::: Data
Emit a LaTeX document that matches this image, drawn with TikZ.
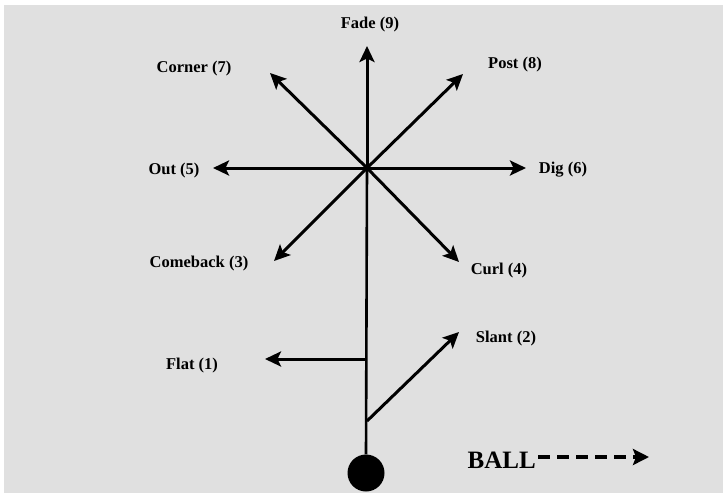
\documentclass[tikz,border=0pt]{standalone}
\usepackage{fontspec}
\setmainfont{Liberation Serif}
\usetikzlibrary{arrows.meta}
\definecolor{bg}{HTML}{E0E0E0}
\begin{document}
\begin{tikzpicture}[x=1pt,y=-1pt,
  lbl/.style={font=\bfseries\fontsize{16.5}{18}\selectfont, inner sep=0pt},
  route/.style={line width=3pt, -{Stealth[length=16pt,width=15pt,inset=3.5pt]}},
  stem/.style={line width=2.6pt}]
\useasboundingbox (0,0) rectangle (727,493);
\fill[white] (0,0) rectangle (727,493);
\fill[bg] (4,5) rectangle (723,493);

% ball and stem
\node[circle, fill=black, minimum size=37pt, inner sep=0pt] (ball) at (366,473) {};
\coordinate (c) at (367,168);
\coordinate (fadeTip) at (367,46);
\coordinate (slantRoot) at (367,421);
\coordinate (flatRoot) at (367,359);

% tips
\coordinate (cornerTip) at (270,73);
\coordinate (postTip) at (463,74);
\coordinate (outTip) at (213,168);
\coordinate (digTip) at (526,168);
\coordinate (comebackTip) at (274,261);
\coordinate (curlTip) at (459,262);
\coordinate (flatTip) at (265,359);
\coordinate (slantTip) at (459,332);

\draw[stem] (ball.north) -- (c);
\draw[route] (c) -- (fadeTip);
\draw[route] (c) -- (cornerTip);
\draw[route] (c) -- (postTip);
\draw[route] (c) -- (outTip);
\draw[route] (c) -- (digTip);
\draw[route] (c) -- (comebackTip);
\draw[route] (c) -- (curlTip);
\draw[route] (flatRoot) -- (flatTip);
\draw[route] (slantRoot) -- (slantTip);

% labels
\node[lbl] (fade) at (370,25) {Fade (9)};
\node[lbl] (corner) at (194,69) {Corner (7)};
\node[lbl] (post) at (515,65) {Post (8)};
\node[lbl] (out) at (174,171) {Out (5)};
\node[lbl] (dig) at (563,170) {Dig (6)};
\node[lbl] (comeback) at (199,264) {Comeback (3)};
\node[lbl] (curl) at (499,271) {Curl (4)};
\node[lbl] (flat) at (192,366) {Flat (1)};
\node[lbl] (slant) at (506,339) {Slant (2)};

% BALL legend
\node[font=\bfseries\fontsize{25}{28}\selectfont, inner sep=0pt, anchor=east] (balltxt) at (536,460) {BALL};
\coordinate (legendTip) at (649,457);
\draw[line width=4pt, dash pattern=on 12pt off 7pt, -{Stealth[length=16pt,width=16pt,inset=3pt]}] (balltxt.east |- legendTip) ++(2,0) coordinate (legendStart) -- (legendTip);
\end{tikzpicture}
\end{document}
::::::
▶ **Exercise details**:
Write the material out again exactly as it appears, dropping the pictures.

▶ **The reply**:
Emit a LaTeX document that matches this image, drawn with TikZ.
\documentclass[tikz,border=0pt]{standalone}
\usepackage{fontspec}
\setmainfont{Liberation Serif}
\usetikzlibrary{arrows.meta}
\definecolor{bg}{HTML}{E0E0E0}
\begin{document}
\begin{tikzpicture}[x=1pt,y=-1pt,
  lbl/.style={font=\bfseries\fontsize{16.5}{18}\selectfont, inner sep=0pt},
  route/.style={line width=3pt, -{Stealth[length=16pt,width=15pt,inset=3.5pt]}},
  stem/.style={line width=2.6pt}]
\useasboundingbox (0,0) rectangle (727,493);
\fill[white] (0,0) rectangle (727,493);
\fill[bg] (4,5) rectangle (723,493);

% ball and stem
\node[circle, fill=black, minimum size=37pt, inner sep=0pt] (ball) at (366,473) {};
\coordinate (c) at (367,168);
\coordinate (fadeTip) at (367,46);
\coordinate (slantRoot) at (367,421);
\coordinate (flatRoot) at (367,359);

% tips
\coordinate (cornerTip) at (270,73);
\coordinate (postTip) at (463,74);
\coordinate (outTip) at (213,168);
\coordinate (digTip) at (526,168);
\coordinate (comebackTip) at (274,261);
\coordinate (curlTip) at (459,262);
\coordinate (flatTip) at (265,359);
\coordinate (slantTip) at (459,332);

\draw[stem] (ball.north) -- (c);
\draw[route] (c) -- (fadeTip);
\draw[route] (c) -- (cornerTip);
\draw[route] (c) -- (postTip);
\draw[route] (c) -- (outTip);
\draw[route] (c) -- (digTip);
\draw[route] (c) -- (comebackTip);
\draw[route] (c) -- (curlTip);
\draw[route] (flatRoot) -- (flatTip);
\draw[route] (slantRoot) -- (slantTip);

% labels
\node[lbl] (fade) at (370,25) {Fade (9)};
\node[lbl] (corner) at (194,69) {Corner (7)};
\node[lbl] (post) at (515,65) {Post (8)};
\node[lbl] (out) at (174,171) {Out (5)};
\node[lbl] (dig) at (563,170) {Dig (6)};
\node[lbl] (comeback) at (199,264) {Comeback (3)};
\node[lbl] (curl) at (499,271) {Curl (4)};
\node[lbl] (flat) at (192,366) {Flat (1)};
\node[lbl] (slant) at (506,339) {Slant (2)};

% BALL legend
\node[font=\bfseries\fontsize{25}{28}\selectfont, inner sep=0pt, anchor=east] (balltxt) at (536,460) {BALL};
\coordinate (legendTip) at (649,457);
\draw[line width=4pt, dash pattern=on 12pt off 7pt, -{Stealth[length=16pt,width=16pt,inset=3pt]}] (balltxt.east |- legendTip) ++(2,0) coordinate (legendStart) -- (legendTip);
\end{tikzpicture}
\end{document}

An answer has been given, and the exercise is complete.